= Counteradvertising =

Counteradvertising is “Advertising that takes a position contrary to an advertising message that preceded it. Such advertising may be used to take an opposing position on a controversial topic, or to counter an impression that might be made by another party's advertising.”
Counteradvertising is often seen informally on controversial topics like smoking.

== History ==

Counteradvertising was first formally introduced in the United States by the Federal Trade Commission (FTC) in 1972, although the concept was not new. The FTC tried to persuade the Federal Communications Commission (FCC) on the need for counteradvertising air time to balance the views expressed by commercial sponsors on television broadcasts. The FCC did not openly accept this suggestion, however, several counteradvertising spots were produced in the 1970s.

Burt Lancaster acted as the talent for counteradvertising spots including Bayer aspirin and Chevrolet vehicles. These spots were counter-advocacy for these brands.

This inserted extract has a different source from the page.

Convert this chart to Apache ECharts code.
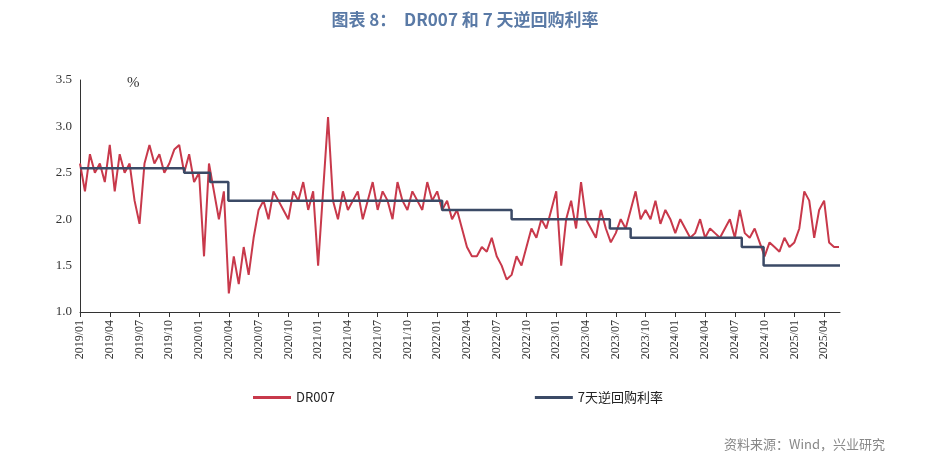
<!DOCTYPE html>
<html lang="zh">
<head>
<meta charset="UTF-8">
<title>DR007 和 7 天逆回购利率</title>
<script src="https://cdn.jsdelivr.net/npm/echarts@6/dist/echarts.min.js"></script>
<style>
    body { margin: 0; background: #fff; }
    #chart { width: 930px; height: 461px; }
</style>
</head>
<body>
<div id="chart"></div>
<script>
    // x 为自 2019/01 起的月份数，每半月一个点
    var dr007 = [
        2.6, 2.3, 2.7, 2.5, 2.6, 2.4, 2.8, 2.3, 2.7, 2.5, 2.6, 2.2,
        1.95, 2.6, 2.8, 2.6, 2.7, 2.5, 2.6, 2.75, 2.8, 2.5, 2.7, 2.4,
        2.5, 1.6, 2.6, 2.3, 2.0, 2.3, 1.2, 1.6, 1.3, 1.7, 1.4, 1.8,
        2.1, 2.2, 2.0, 2.3, 2.2, 2.1, 2.0, 2.3, 2.2, 2.4, 2.1, 2.3,
        1.5, 2.3, 3.1, 2.2, 2.0, 2.3, 2.1, 2.2, 2.3, 2.0, 2.2, 2.4,
        2.1, 2.3, 2.2, 2.0, 2.4, 2.2, 2.1, 2.3, 2.2, 2.1, 2.4, 2.2,
        2.3, 2.1, 2.2, 2.0, 2.1, 1.9, 1.7, 1.6, 1.6, 1.7, 1.65, 1.8,
        1.6, 1.5, 1.35, 1.4, 1.6, 1.5, 1.7, 1.9, 1.8, 2.0, 1.9, 2.1,
        2.3, 1.5, 2.0, 2.2, 1.9, 2.4, 2.0, 1.9, 1.8, 2.1, 1.9, 1.75,
        1.85, 2.0, 1.9, 2.1, 2.3, 2.0, 2.1, 2.0, 2.2, 1.95, 2.1, 2.0,
        1.85, 2.0, 1.9, 1.8, 1.85, 2.0, 1.8, 1.9, 1.85, 1.8, 1.9, 2.0,
        1.8, 2.1, 1.85, 1.8, 1.9, 1.75, 1.6, 1.75, 1.7, 1.65, 1.8, 1.7,
        1.75, 1.9, 2.3, 2.2, 1.8, 2.1, 2.2, 1.75, 1.7, 1.7
    ];
    var repoMonths = [0, 10.5, 13.1, 14.95, 36.5, 43.5, 53.4, 55.5, 66.7, 68.9, 76.6];
    var repoRates  = [2.55, 2.50, 2.40, 2.20, 2.10, 2.00, 1.90, 1.80, 1.70, 1.50, 1.50];
    var yTicks = [1.0, 1.5, 2.0, 2.5, 3.0, 3.5];

    var drData = dr007.map(function (v, i) { return [i * 0.5, v]; });
    var repoData = repoMonths.map(function (m, i) { return [m, repoRates[i]]; });

    var myChart = echarts.init(document.getElementById('chart'));
    var option = {
        animation: false,
        title: {
            text: '图表 8：  DR007 和 7 天逆回购利率',
            left: 'center', top: 6,
            textStyle: { color: '#5a7aa6', fontSize: 17, fontWeight: 'bold', fontFamily: 'Noto Sans CJK SC' }
        },
        graphic: [
            { type: 'text', left: 127, top: 76, style: { text: '%', fontSize: 15, fill: '#333', fontFamily: 'Liberation Serif' } },
            { type: 'text', right: 45, top: 438, style: { text: '资料来源：Wind，兴业研究', fontSize: 13, fill: '#888', fontFamily: 'Noto Sans CJK SC' } }
        ],
        legend: {
            bottom: 52, left: 248, itemGap: 200, itemWidth: 38, itemHeight: 3,
            icon: 'rect',
            textStyle: { fontSize: 13, color: '#222', fontFamily: 'Noto Sans CJK SC' },
            data: ['DR007', '7天逆回购利率']
        },
        grid: { left: 80, right: 90, top: 80, bottom: 149 },
        xAxis: {
            type: 'value', min: 0, max: 76.6, interval: 3,
            axisLine: { lineStyle: { color: '#333' } },
            axisTick: { show: true, lineStyle: { color: '#333' } },
            splitLine: { show: false },
            axisLabel: {
                rotate: 90, color: '#333', fontSize: 12, fontFamily: 'Liberation Serif',
                showMaxLabel: false,
                formatter: function (v) {
                    var y = 2019 + Math.floor(v / 12), m = Math.round(v % 12) + 1;
                    return y + '/' + (m < 10 ? '0' + m : m);
                }
            }
        },
        yAxis: {
            type: 'value', min: yTicks[0], max: yTicks[yTicks.length - 1], interval: 0.5,
            axisLine: { show: true, lineStyle: { color: '#333' } },
            axisTick: { show: false },
            splitLine: { show: false },
            axisLabel: { color: '#333', fontSize: 13, fontFamily: 'Liberation Serif',
                formatter: function (v) { return v.toFixed(1); } }
        },
        series: [
            {
                name: 'DR007', type: 'line', data: drData, symbol: 'none',
                lineStyle: { color: '#c8394b', width: 2 }, itemStyle: { color: '#c8394b' }
            },
            {
                name: '7天逆回购利率', type: 'line', data: repoData, symbol: 'none', step: 'end',
                lineStyle: { color: '#3b4a66', width: 2.5 }, itemStyle: { color: '#3b4a66' }
            }
        ]
    };
    myChart.setOption(option);
</script>
</body>
</html>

Those who supported this form of advertising claimed that it was necessary to combat advertisers and gain freedom of speech. Those who would be fiscally impacted by counteradvertising, mostly broadcasters and advertisers, opposed this form of advertising claiming that it would destroy the television industry. The momentum of counteradvertising was decreasingly significantly by 1976, because broadcasters and advertisers combated the issue. Some stations did still support counteradvertising, and the issue was often found in the courts.